More than 30 disqualified Northern Ireland directors rack up £34m debt over last year
Total of 34 company bosses banned from the boardroom
More than 30 company directors have been banned from Northern Ireland boardrooms in the last year - racking up debts of almost £34m, the Belfast Telegraph can reveal.
During the financial year in 2017/18, a total of 34 company directors received disqualifications, according to the Department for the Economy.
The total liabilities left behind by firms totalled £33.8m, during the period, with an overall deficiency of £16.5m.
But while the debts are significant, the value and number of those being banned from the boardroom has fallen over the last five years. Since 2013, a total of 300 company directors have been handed down bans, racking up debts of £757.4m.

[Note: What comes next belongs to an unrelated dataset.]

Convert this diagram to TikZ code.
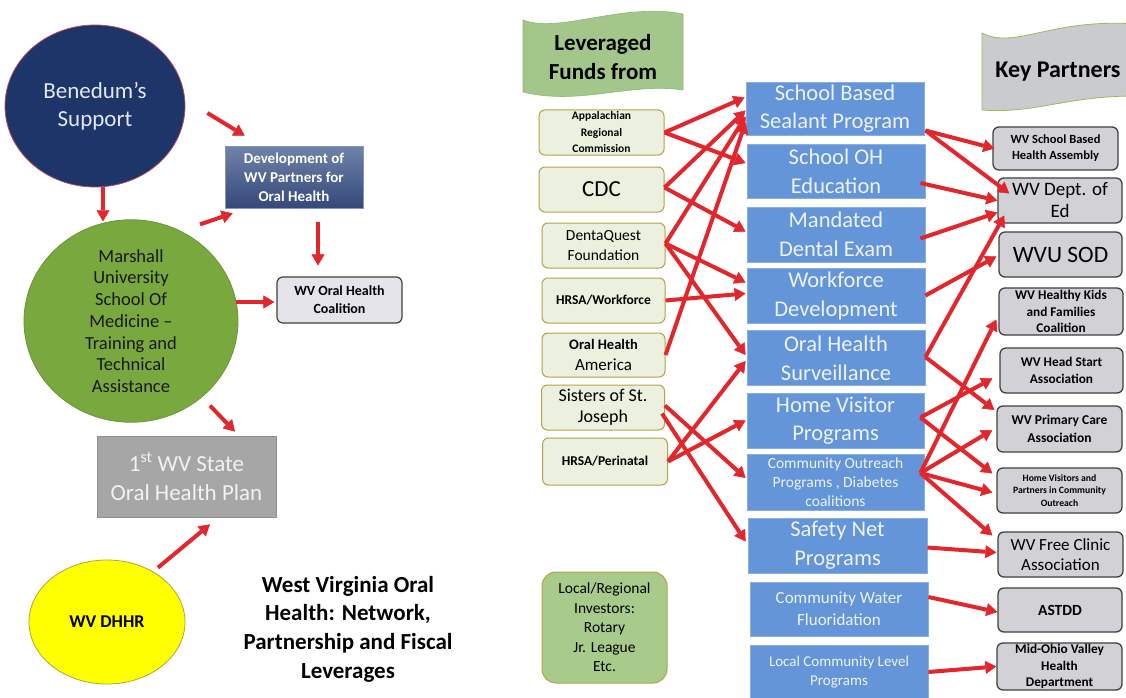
\documentclass[tikz,border=0pt]{standalone}
\usepackage{fontspec}
\setmainfont{Carlito}
\usetikzlibrary{arrows.meta,calc,shapes.geometric}
\newcommand\txtsz[2]{\fontsize{#1}{#2}\selectfont}
\definecolor{arrred}{HTML}{E3262B}
\definecolor{navy}{HTML}{1D3568}
\definecolor{navyedge}{HTML}{B84A5E}
\definecolor{navytext}{HTML}{E2E8F2}
\definecolor{devtop}{HTML}{7083A9}
\definecolor{devbot}{HTML}{34487A}
\definecolor{devedge}{HTML}{8696BA}
\definecolor{msgreen}{HTML}{79A83E}
\definecolor{msedge}{HTML}{6B9534}
\definecolor{plangray}{HTML}{A6A6A6}
\definecolor{planedge}{HTML}{909090}
\definecolor{plantext}{HTML}{F2F2F2}
\definecolor{dhhryellow}{HTML}{FFFF00}
\definecolor{dhhredge}{HTML}{A8A838}
\definecolor{fundfill}{HTML}{EBF1DE}
\definecolor{fundedge}{HTML}{B4A443}
\definecolor{localfill}{HTML}{A8CB8B}
\definecolor{progfill}{HTML}{6395D8}
\definecolor{progedge}{HTML}{88AFE0}
\definecolor{progtext}{HTML}{EEF3FB}
\definecolor{partfill}{HTML}{D2D2D6}
\definecolor{partedge}{HTML}{404040}
\definecolor{coalfill}{HTML}{E4E4EA}
\definecolor{bannergreen}{HTML}{A3C68A}
\definecolor{bannergreenedge}{HTML}{8FB874}
\definecolor{bannergray}{HTML}{CACBCF}
\definecolor{bannergrayedge}{HTML}{9BBB59}
\begin{document}
\begin{tikzpicture}[x=1pt,y=-1pt,
  arr/.style={draw=arrred,line width=4pt,
    -{Triangle[length=11pt,width=13pt,line width=0.5pt]}},
  sz/.style 2 args={minimum width=#1,minimum height=#2},
  fundbox/.style={draw=fundedge,fill=fundfill,rounded corners=6pt,
    line width=1pt,inner sep=0pt,align=center,text=black},
  progbox/.style={draw=progedge,fill=progfill,line width=0.8pt,
    inner sep=0pt,align=center,text=progtext},
  partbox/.style={draw=partedge,fill=partfill,rounded corners=6pt,
    line width=1.3pt,inner sep=0pt,align=center,text=black},
]
\useasboundingbox (0,0) rectangle (1126,698);
\fill[white] (0,0) rectangle (1126,698);

% ---------- left network ----------
\node[ellipse,fill=navy,draw=navyedge,line width=0.8pt,sz={180pt}{162pt},
  inner sep=0pt,align=center,text=navytext,font=\txtsz{23}{28}]
  (benedum) at (95,106) {Benedum’s\\Support};
\node[rectangle,top color=devtop,bottom color=devbot,draw=devedge,
  line width=0.6pt,sz={138pt}{62pt},inner sep=0pt,align=center,text=white,
  font=\bfseries\txtsz{15}{19}]
  (dev) at (294,177) {Development of\\WV Partners for\\Oral Health};
\node[ellipse,fill=msgreen,draw=msedge,line width=0.8pt,sz={214pt}{172pt},
  inner sep=0pt,align=center,text=black!90,font=\txtsz{18.5}{21.7}]
  (marshall) at (131,321)
  {Marshall\\University\\School Of\\Medicine --\\Training and\\Technical\\Assistance};
\node[rectangle,rounded corners=6pt,fill=coalfill,draw=partedge,line width=1.2pt,
  sz={125pt}{46pt},inner sep=0pt,align=center,font=\bfseries\txtsz{14}{18}]
  (coalition) at (339.5,300) {WV Oral Health\\Coalition};
\node[rectangle,fill=plangray,draw=planedge,line width=0.8pt,sz={179pt}{81pt},
  inner sep=0pt,align=center,text=plantext,font=\txtsz{23}{29}]
  (plan) at (186.5,476.5) {1\textsuperscript{st} WV State\\Oral Health Plan};
\node[ellipse,fill=dhhryellow,draw=dhhredge,line width=0.8pt,sz={156pt}{124pt},
  inner sep=0pt,align=center,font=\bfseries\txtsz{18}{20}]
  (dhhr) at (107,622) {WV DHHR};
\node[align=center,inner sep=0pt,font=\bfseries\txtsz{23}{28.7}]
  (title) at (348,629)
  {West Virginia Oral\\Health: Network,\\Partnership and Fiscal\\Leverages};

% ---------- banners ----------
\path[fill=bannergreen,draw=bannergreenedge,line width=0.6pt]
  (523,20) .. controls (560,34) and (622,2) .. (683,14)
  -- (683,90) .. controls (630,82) and (580,106) .. (523,92) -- cycle;
\node[align=center,inner sep=0pt,font=\bfseries\txtsz{23}{29}]
  (fundshead) at (603,57.5) {Leveraged\\Funds from};
\path[fill=bannergray,draw=bannergrayedge,line width=0.8pt]
  (982,33) .. controls (1015,50) and (1050,18) .. (1136,24)
  -- (1136,96) .. controls (1065,96) and (1035,114) .. (982,110) -- cycle;
\node[inner sep=0pt,font=\bfseries\txtsz{24}{26}]
  (partnershead) at (1058,72) {Key Partners};

% ---------- funding sources ----------
\node[fundbox,sz={125pt}{45pt},font=\bfseries\txtsz{11.5}{16.5}]
  (arc) at (601.5,132.5) {Appalachian\\Regional\\Commission};
\node[fundbox,sz={125pt}{45pt},font=\txtsz{23}{26}]
  (cdc) at (601.5,189.5) {CDC};
\node[fundbox,sz={123pt}{45pt},font=\txtsz{15.5}{20}]
  (dq) at (603.5,245.5) {DentaQuest\\Foundation};
\node[fundbox,sz={123pt}{45pt},font=\bfseries\txtsz{13.5}{16}]
  (hrsaw) at (603.5,300.5) {HRSA/Workforce};
\node[fundbox,sz={123pt}{44pt},font=\txtsz{17}{21}]
  (oha) at (603.5,355) {{\bfseries\txtsz{14.5}{21}Oral Health}\\America};
\node[fundbox,sz={123pt}{45pt},font=\txtsz{18}{21}]
  (sisters) at (603,407.5) {Sisters of St.\\Joseph};
\node[fundbox,sz={125pt}{47pt},font=\bfseries\txtsz{13.5}{16}]
  (hrsap) at (605,461.5) {HRSA/Perinatal};
\node[fundbox,fill=localfill,rounded corners=14pt,sz={125pt}{111pt},
  font=\txtsz{15.5}{19.5}]
  (local) at (604.5,627.5) {Local/Regional\\Investors:\\Rotary\\Jr. League\\Etc.};

% ---------- programs ----------
\node[progbox,sz={178pt}{53pt},font=\txtsz{22.5}{28}]
  (sealant) at (835,108.5) {School Based\\Sealant Program};
\node[progbox,sz={178pt}{54pt},font=\txtsz{22.5}{29}]
  (ohed) at (836,171) {School OH\\Education};
\node[progbox,sz={178pt}{55pt},font=\txtsz{22.5}{29}]
  (mandated) at (836,234.5) {Mandated\\Dental Exam};
\node[progbox,sz={178pt}{55pt},font=\txtsz{22.5}{29}]
  (workforce) at (836,295.5) {Workforce\\Development};
\node[progbox,sz={178pt}{55pt},font=\txtsz{22.5}{29}]
  (surv) at (836,358) {Oral Health\\Surveillance};
\node[progbox,sz={177pt}{55pt},font=\txtsz{22.5}{28}]
  (homevis) at (835.5,420.5) {Home Visitor\\Programs};
\node[progbox,sz={177pt}{56pt},font=\txtsz{15.5}{19}]
  (outreach) at (835.5,482) {Community Outreach\\Programs , Diabetes\\coalitions};
\node[progbox,sz={179pt}{55pt},font=\txtsz{22.5}{29}]
  (safety) at (837.5,545.5) {Safety Net\\Programs};
\node[progbox,sz={178pt}{54pt},font=\txtsz{17}{22}]
  (water) at (839,609) {Community Water\\Fluoridation};
\node[progbox,sz={178pt}{54pt},font=\txtsz{15}{19}]
  (localprog) at (839,672) {Local Community Level\\Programs};

% ---------- partners ----------
\node[partbox,sz={125pt}{43pt},font=\bfseries\txtsz{12.5}{16}]
  (sbha) at (1055.5,148.5) {WV School Based\\Health Assembly};
\node[partbox,sz={124pt}{45pt},font=\txtsz{19}{22}]
  (deptEd) at (1060,200.5) {WV Dept. of\\Ed};
\node[partbox,sz={123pt}{45pt},font=\txtsz{23.5}{26}]
  (wvusod) at (1060.5,254.5) {WVU SOD};
\node[partbox,sz={124pt}{47pt},font=\bfseries\txtsz{13.3}{16.5}]
  (kids) at (1061,311.5) {WV Healthy Kids\\and Families\\Coalition};
\node[partbox,sz={123pt}{45pt},font=\bfseries\txtsz{13.3}{17}]
  (headstart) at (1061.5,370.5) {WV Head Start\\Association};
\node[partbox,sz={125pt}{46pt},font=\bfseries\txtsz{13.5}{17.5}]
  (primary) at (1059.5,429) {WV Primary Care\\Association};
\node[partbox,sz={125pt}{45pt},font=\bfseries\txtsz{9.7}{12.5}]
  (hvp) at (1059.5,490.5) {Home Visitors and\\Partners in Community\\Outreach};
\node[partbox,sz={125pt}{45pt},font=\txtsz{17}{19.5}]
  (freeclinic) at (1060.5,554.5) {WV Free Clinic\\Association};
\node[partbox,sz={124pt}{44pt},font=\bfseries\txtsz{15.5}{18}]
  (astdd) at (1060,610) {ASTDD};
\node[partbox,sz={125pt}{47pt},font=\bfseries\txtsz{13.3}{16.5}]
  (midohio) at (1059.5,666.5) {Mid-Ohio Valley\\Health\\Department};

% ---------- left arrows ----------
\draw[arr] ($(benedum.east)+(22,7)$) -- ($(dev.north west)+(20,-10)$);
\draw[arr] ($(benedum.south)+(8,0)$) -- ($(marshall.north)+(-28,2)$);
\draw[arr] ($(marshall.north)+(69,5)$) -- ($(dev.south west)+(8,5)$);
\draw[arr] ($(dev.south)+(24,14)$) -- ($(coalition.north)+(-21.5,-11)$);
\draw[arr] ($(marshall.east)+(-2,-19)$) -- ($(coalition.west)+(-2,2)$);
\draw[arr] ($(marshall.south)+(79,-17)$) -- ($(plan.north)+(48.5,-4)$);
\draw[arr] ($(dhhr.north)+(51,8)$) -- ($(plan.south)+(23.5,7)$);

% ---------- funds to programs ----------
\draw[arr] (arc.east) -- ($(sealant.west)+(-1,-11)$);
\draw[arr] (arc.east) -- ($(ohed.west)+(-1,-8)$);
\draw[arr] ($(cdc.east)+(0,-2)$) -- ($(sealant.west)+(0,2)$);
\draw[arr] ($(cdc.east)+(0,-2)$) -- ($(mandated.west)+(-1,-3)$);
\draw[arr] ($(dq.east)+(0,-2)$) -- ($(sealant.west)+(0,8)$);
\draw[arr] ($(dq.east)+(0,-2)$) -- ($(workforce.west)+(-1,-13)$);
\draw[arr] ($(dq.east)+(0,-2)$) -- ($(surv.west)+(-1,-3)$);
\draw[arr] (hrsaw.east) -- ($(workforce.west)+(-1,-2)$);
\draw[arr] (oha.east) -- ($(sealant.west)+(0,14)$);
\draw[arr] ($(sisters.east)+(0,-2)$) -- ($(outreach.west)+(-1,-4)$);
\draw[arr] ($(sisters.east)+(-3,6)$) -- ($(safety.west)+(-2,-4)$);
\draw[arr] (hrsap.east) -- ($(surv.west)+(-1,3)$);
\draw[arr] (hrsap.east) -- ($(homevis.west)+(-1,0)$);

% ---------- programs to partners ----------
\draw[arr] ($(sealant.east)+(1,22)$) -- ($(sbha.west)+(2,0)$);
\draw[arr] ($(sealant.east)+(1,22)$) -- ($(deptEd.west)+(12,-7)$);
\draw[arr] ($(ohed.east)+(-5,12)$) -- ($(deptEd.west)+(0,0)$);
\draw[arr] ($(mandated.east)+(-5,4)$) -- ($(deptEd.west)+(0,12)$);
\draw[arr] (workforce.east) -- ($(wvusod.west)+(-2,2)$);
\draw[arr] ($(surv.east)+(0,-1)$) -- ($(deptEd.west)+(7,15)$);
\draw[arr] ($(surv.east)+(0,-1)$) -- ($(primary.west)+(-2,-19)$);
\draw[arr] ($(homevis.east)+(-4,-3)$) -- ($(headstart.west)+(-7,8)$);
\draw[arr] ($(homevis.east)+(-4,-3)$) -- ($(hvp.west)+(-4,-17)$);
\draw[arr] ($(outreach.east)+(-4,-9)$) -- ($(kids.west)+(-2,8)$);
\draw[arr] ($(outreach.east)+(-4,-9)$) -- ($(primary.west)+(-4,1)$);
\draw[arr] ($(outreach.east)+(-4,-9)$) -- ($(hvp.west)+(-4,2)$);
\draw[arr] ($(outreach.east)+(-4,-9)$) -- ($(freeclinic.west)+(-5,-19)$);
\draw[arr] ($(safety.east)+(0,2)$) -- ($(freeclinic.west)+(-1,-2)$);
\draw[arr] ($(water.east)+(0,-12)$) -- ($(astdd.west)+(0,2)$);
\draw[arr] (localprog.east) -- (midohio.west);
\end{tikzpicture}
\end{document}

According to official figures, 110 directors were disqualified in 2013/14, with debts of £331.7m.
That huge figure included the Presbyterian Mutual Society Limited, which went under with debts of more than £205m.
And in 2014/15, the total figure stood at 71 directors being disqualified, with total debts of £277.4m.
Those figures included the collapsed property firm Jermon Limited, which had total debt of £199.2m.
In 2016/17, debt levels among companies with directors who were banned for a period of time stood at £86.9m.
Some of the director disqualifications in the last financial year included an undertaking from the director of a food, beverages and tobacco retail business. It was received for nine years from Patrick Owen McGrath of Long Island Drive, Newtownards, in respect of his conduct as a director of Carrickglen Retail Ltd.
And the former boss of a metal manufacturing company in Co Armagh was banned from the boardroom for four years.
Ann Parks (77), from Wyncroft Heights in Banbridge, accepted a director’s disqualification for misconduct after Annesborough Engineering in Lurgan went out of business owing around £250,000.
Meanwhile, this year a number of companies have faced administration or liquidation.
That includes outsourcing giant Carillion, which collapsed across the UK, with the Northern Ireland arm following suit.
Last month, the Belfast Telegraph revealed French energy giant Engie is taking on the firm’s Northern Ireland Housing Executive contracts following Carillion’s collapse.
The Housing Executive contracts are worth around £35m a year.
Last year, the Belfast Telegraph revealed that EY was trying to sell off all of Carillion’s business on the island of Ireland, weeks before it went into liquidation.
Carillion employs approximately 500 staff here, with around 230 working for the NI Housing Executive. Across the UK, around 20,000 employees still face an uncertain future.
Carillion has three major maintenance contracts with the Housing Executive here and also has deals with the Ministry of Defence and Power NI.